O que Tolstói e Freire têm em comum? Ambos não se conformavam com situações que julgavam injustas e opressoras.  E passaram do discurso à ação: o russo utilizou seu talento literário para criar cartilhas com as primeiras letras e contos para crianças - e ainda fundou uma escola para os filhos dos camponeses pobres na propriedade da família, em Iasnaia Poliana; já o brasileiro, com base em sua extraordinária percepção da realidade e considerando os alunos como sujeitos históricos e munidos de saberes, criou um modelo de alfabetização simples e revolucionário para adultos, principalmente das camadas populares e comunidades rurais. 

São figuras inspiradoras como estas que nos ajudam a superar algumas frustrações no cotidiano. Repare quantas vezes reclamamos sobre situações relacionadas à nossa vida pessoal ou profissional durante o dia. Reclamar é um desabafo, isso todos nós fazemos quando não estamos satisfeitos com alguma coisa; o problema é quando paralisamos a vida no eterno queixume e não fazemos nada a respeito para mudar – e não são poucas as pessoas que só enxergam duas opções: continuar a reclamação ou se acomodar porque “a coisa é assim mesmo”.  

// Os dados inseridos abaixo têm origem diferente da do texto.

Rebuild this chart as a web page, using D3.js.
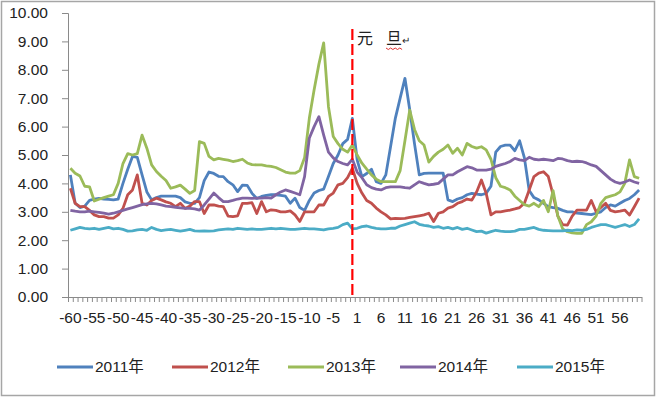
<!DOCTYPE html>
<html lang="zh">
<head>
<meta charset="UTF-8">
<title>元旦前后走势</title>
<script src="https://d3js.org/d3.v7.min.js"></script>
<style>
  body { margin: 0; background: #fff; }
  svg text { font-family: "Liberation Sans", Arial, "Noto Sans CJK SC", sans-serif; fill: #222; }
</style>
</head>
<body>
<svg id="chart" width="662" height="399"></svg>
<script>
// x categories: 60 days before and 60 days after New Year (no day 0)
const categories = d3.range(-60, 0).concat(d3.range(1, 61));
const tickLabels = [-60, -55, -50, -45, -40, -35, -30, -25, -20, -15, -10, -5, 1, 6, 11, 16, 21, 26, 31, 36, 41, 46, 51, 56];
const yTicks = [0, 1, 2, 3, 4, 5, 6, 7, 8, 9, 10];
const seriesNames = ["2011年", "2012年", "2013年", "2014年", "2015年"];
const seriesColors = ["#4F81BD", "#C0504D", "#9BBB59", "#8064A2", "#4BACC6"];
const holidayCat = -1;

const y2011 = [
  4.3, 3.3, 3.15, 3.2, 3.4, 3.45, 3.47, 3.45, 3.44, 3.42, 3.45, 4.0, 4.5, 4.95, 4.92, 4.3, 3.7, 3.42, 3.5, 3.55,
  3.55, 3.55, 3.55, 3.5, 3.35, 3.3, 3.3, 3.5, 4.1, 4.4, 4.35, 4.25, 4.24, 4.06, 3.95, 3.71, 3.94, 3.93, 3.65, 3.47,
  3.54, 3.58, 3.6, 3.6, 3.58, 3.55, 3.3, 3.48, 3.15, 3.05, 3.4, 3.66, 3.75, 3.8, 4.24, 4.7, 5.0, 5.4, 5.55, 6.29,
  4.83, 4.24, 4.35, 4.5, 4.06, 4.0, 4.3, 5.3, 6.3, 7.0, 7.7, 6.6, 5.4, 4.3, 4.35, 4.36, 4.36, 4.36, 4.36, 3.42,
  3.36, 3.45, 3.5, 3.6, 3.65, 3.62, 3.6, 3.65, 3.9, 5.1, 5.3, 5.35, 5.35, 5.15, 5.5, 4.9, 3.75, 3.5, 3.42, 3.3,
  3.18, 3.15, 3.12, 3.05, 3.0, 3.0, 2.95, 2.94, 2.92, 2.9, 2.95, 3.0, 3.15, 3.24, 3.2, 3.3, 3.4, 3.47, 3.6, 3.77
];
const y2012 = [
  3.83, 3.3, 3.18, 3.18, 3.05, 2.89, 2.83, 2.83, 2.78, 2.78, 2.89, 3.12, 3.6, 3.77, 4.3, 3.3, 3.24, 3.4, 3.48, 3.42,
  3.35, 3.3, 3.18, 3.3, 3.12, 3.2, 3.36, 3.36, 2.94, 3.24, 3.24, 3.2, 3.18, 2.85, 2.83, 2.86, 3.3, 3.3, 3.32, 2.94,
  3.36, 3.0, 3.07, 3.05, 3.0, 3.0, 3.03, 2.89, 2.66, 3.0, 3.0, 3.0, 3.24, 3.24, 3.54, 3.66, 3.95, 4.0, 4.2, 4.53,
  4.0, 3.66, 3.4, 3.3, 3.13, 3.0, 2.89, 2.75, 2.77, 2.76, 2.77, 2.8, 2.83, 2.86, 2.89, 2.95, 2.66, 2.95, 3.0, 3.13,
  3.18, 3.3, 3.36, 3.45, 3.41, 3.7, 4.12, 3.65, 2.89, 3.0, 3.0, 3.03, 3.06, 3.1, 3.15, 3.3, 3.77, 4.24, 4.36, 4.41,
  4.24, 3.6, 2.85, 2.55, 2.53, 2.85, 3.06, 3.06, 3.06, 3.4, 3.0, 3.15, 3.3, 3.05, 3.0, 3.02, 3.06, 2.89, 3.18, 3.48
];
const y2013 = [
  4.53, 4.36, 4.26, 3.9, 3.88, 3.38, 3.44, 3.5, 3.55, 3.6, 4.0, 4.7, 5.05, 5.0, 5.05, 5.7, 5.24, 4.65, 4.42, 4.25,
  4.1, 3.83, 3.88, 3.94, 3.8, 3.65, 3.75, 5.47, 5.41, 4.95, 4.83, 4.88, 4.85, 4.82, 4.77, 4.8, 4.85, 4.72, 4.66, 4.65,
  4.65, 4.62, 4.6, 4.56, 4.48, 4.4, 4.36, 4.36, 4.45, 4.9, 6.3, 7.3, 8.2, 8.95, 6.7, 5.65, 5.4, 5.2, 5.1, 5.35,
  5.0, 4.71, 4.5, 4.3, 4.15, 4.06, 4.06, 4.06, 4.06, 4.45, 5.5, 6.58, 5.9, 5.5, 5.35, 4.75, 4.95, 5.1, 5.2, 5.35,
  5.06, 5.24, 5.0, 5.41, 5.3, 5.24, 5.29, 5.18, 4.85, 4.2, 3.9, 3.85, 3.77, 3.55, 3.4, 3.25, 3.2, 3.3, 3.18, 3.4,
  3.0, 3.75, 2.85, 2.4, 2.3, 2.26, 2.24, 2.24, 2.55, 2.65, 2.85, 3.3, 3.5, 3.55, 3.6, 3.7, 4.0, 4.83, 4.24, 4.18
];
const y2014 = [
  3.05, 3.02, 3.0, 3.0, 3.02, 3.0, 2.98, 2.95, 2.92, 2.95, 3.0, 3.05, 3.1, 3.15, 3.2, 3.25, 3.28, 3.3, 3.28, 3.24,
  3.2, 3.18, 3.16, 3.14, 3.12, 3.12, 3.1, 3.06, 3.24, 3.45, 3.66, 3.5, 3.36, 3.36, 3.4, 3.45, 3.48, 3.48, 3.47, 3.48,
  3.48, 3.5, 3.48, 3.6, 3.7, 3.77, 3.72, 3.66, 3.6, 4.24, 5.6, 6.0, 6.35, 5.7, 5.1, 4.9, 4.77, 4.7, 4.65, 4.85,
  4.4, 4.2, 3.95, 3.85, 3.8, 3.77, 3.85, 3.88, 3.88, 3.88, 3.85, 3.83, 3.95, 4.06, 4.0, 3.95, 3.97, 4.0, 4.15, 4.3,
  4.3, 4.41, 4.5, 4.59, 4.55, 4.47, 4.47, 4.47, 4.5, 4.6, 4.65, 4.7, 4.77, 4.88, 4.83, 4.8, 4.92, 4.85, 4.83, 4.85,
  4.83, 4.8, 4.88, 4.86, 4.8, 4.77, 4.78, 4.77, 4.72, 4.65, 4.6, 4.45, 4.3, 4.15, 4.05, 4.0, 4.05, 4.12, 4.05, 4.0
];
const y2015 = [
  2.35, 2.4, 2.45, 2.42, 2.4, 2.42, 2.38, 2.42, 2.45, 2.4, 2.42, 2.38, 2.32, 2.33, 2.36, 2.38, 2.35, 2.45, 2.38, 2.34,
  2.36, 2.38, 2.35, 2.32, 2.35, 2.38, 2.33, 2.32, 2.33, 2.32, 2.33, 2.36, 2.38, 2.4, 2.38, 2.42, 2.4, 2.38, 2.4, 2.38,
  2.38, 2.4, 2.42, 2.4, 2.42, 2.4, 2.38, 2.38, 2.4, 2.42, 2.4, 2.4, 2.38, 2.36, 2.4, 2.42, 2.45, 2.55, 2.6, 2.4,
  2.42, 2.48, 2.5, 2.45, 2.42, 2.4, 2.4, 2.42, 2.42, 2.5, 2.55, 2.6, 2.65, 2.56, 2.52, 2.5, 2.45, 2.48, 2.42, 2.45,
  2.4, 2.45, 2.38, 2.42, 2.36, 2.3, 2.32, 2.25, 2.3, 2.35, 2.32, 2.3, 2.3, 2.32, 2.38, 2.38, 2.42, 2.45, 2.38, 2.35,
  2.34, 2.33, 2.33, 2.33, 2.35, 2.34, 2.36, 2.35, 2.38, 2.45, 2.5, 2.55, 2.55, 2.5, 2.45, 2.5, 2.55, 2.48, 2.55, 2.75
];
const seriesValues = [y2011, y2012, y2013, y2014, y2015];

const svg = d3.select("#chart");
const plot = { left: 68, right: 641.5, top: 13, bottom: 297 };

// outer chart border
svg.append("rect")
  .attr("x", 1.5).attr("y", 1.5)
  .attr("width", 653).attr("height", 394)
  .attr("fill", "#fff").attr("stroke", "#a6a6a6").attr("stroke-width", 1.5);

const x = d3.scaleBand().domain(categories).range([plot.left, plot.right]).padding(0);
const bw = x.bandwidth();
const xc = c => x(c) + bw / 2;
const xEdge = d3.scaleLinear().domain([0, categories.length]).range([plot.left, plot.right]);
const y = d3.scaleLinear().domain([0, 10]).range([plot.bottom, plot.top]);

// y axis
const yAxis = svg.append("g")
  .attr("transform", `translate(${plot.left},0)`)
  .call(d3.axisLeft(y).tickValues(yTicks).tickSize(6).tickPadding(14).tickFormat(d3.format(".2f")));
yAxis.selectAll("text").style("font-size", "15.5px").attr("fill", "#222");
yAxis.selectAll("line, path").attr("stroke", "#8a8a8a");

// x axis: small ticks between every category
const xAxis = svg.append("g")
  .attr("transform", `translate(0,${plot.bottom})`)
  .call(d3.axisBottom(xEdge).tickValues(d3.range(categories.length + 1)).tickSize(5).tickSizeOuter(0).tickFormat(""));
xAxis.selectAll("line, path").attr("stroke", "#8a8a8a");

// x labels every 5 categories
const xLab = svg.append("g")
  .attr("transform", `translate(0,${plot.bottom})`)
  .call(d3.axisBottom(x).tickValues(tickLabels).tickSize(0).tickPadding(15));
xLab.select(".domain").remove();
xLab.selectAll("text").style("font-size", "15.5px").attr("fill", "#222");

// series lines
const line = d3.line()
  .x((d, i) => xc(categories[i]))
  .y(d => y(d));

seriesValues.forEach((vals, k) => {
  svg.append("path")
    .datum(vals)
    .attr("fill", "none")
    .attr("stroke", seriesColors[k])
    .attr("stroke-width", 2.8)
    .attr("stroke-linejoin", "round")
    .attr("d", line);
});

// New Year marker
svg.append("line")
  .attr("x1", xc(holidayCat)).attr("x2", xc(holidayCat))
  .attr("y1", 29).attr("y2", plot.bottom)
  .attr("stroke", "#ff0000").attr("stroke-width", 2.2)
  .attr("stroke-dasharray", "11,4");

svg.append("text")
  .attr("x", 357).attr("y", 44)
  .style("font-family", "'Noto Sans CJK SC', sans-serif")
  .style("font-size", "16px").attr("fill", "#000")
  .text("元");
svg.append("text")
  .attr("x", 386).attr("y", 44)
  .style("font-family", "'Noto Sans CJK SC', sans-serif")
  .style("font-size", "16px").attr("fill", "#000")
  .text("旦");
svg.append("text")
  .attr("x", 402).attr("y", 44)
  .style("font-size", "10px").attr("fill", "#888")
  .text("↵");
// red wavy spell-check underline under 旦
const wave = d3.range(0, 8).map(i => [386 + i * 2.3, 48 + (i % 2 ? 1.5 : 0)]);
svg.append("path")
  .attr("d", d3.line()(wave))
  .attr("fill", "none").attr("stroke", "#e03030").attr("stroke-width", 1);

// legend
const legendX = [57, 172, 288, 400, 517];
const legend = svg.append("g");
seriesNames.forEach((name, k) => {
  legend.append("line")
    .attr("x1", legendX[k]).attr("x2", legendX[k] + 36)
    .attr("y1", 367).attr("y2", 367)
    .attr("stroke", seriesColors[k]).attr("stroke-width", 2.8);
  legend.append("text")
    .attr("x", legendX[k] + 38).attr("y", 367)
    .attr("dy", "0.35em")
    .style("font-size", "15.5px").attr("fill", "#222")
    .text(name);
});
</script>
</body>
</html>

Novamente recorrendo a Tolstói,  o escritor russo nos lembra que a História é feita de pequenas coisas que as pessoas comuns fazem todos os dias.  Nestes tempos de culto ao desempenho, vivemos na expectativa de sucessos profissionais e pessoais que serão alvos de holofotes e honrarias – assim é criada uma visão padronizada do que é ser “bem sucedido” ou "vencedor", principalmente em relação ao status social. No entanto, como não considerar bem sucedido o trabalho de uma enfermeira que ajudou a salvar uma vida ou de uma professora que ensinou uma criança a ler e escrever? Nem sempre estas e outras tantas ocupações (e seus profissionais) são valorizadas como deveriam – e o verbo “valorizar” não se resume apenas ao aspecto financeiro.   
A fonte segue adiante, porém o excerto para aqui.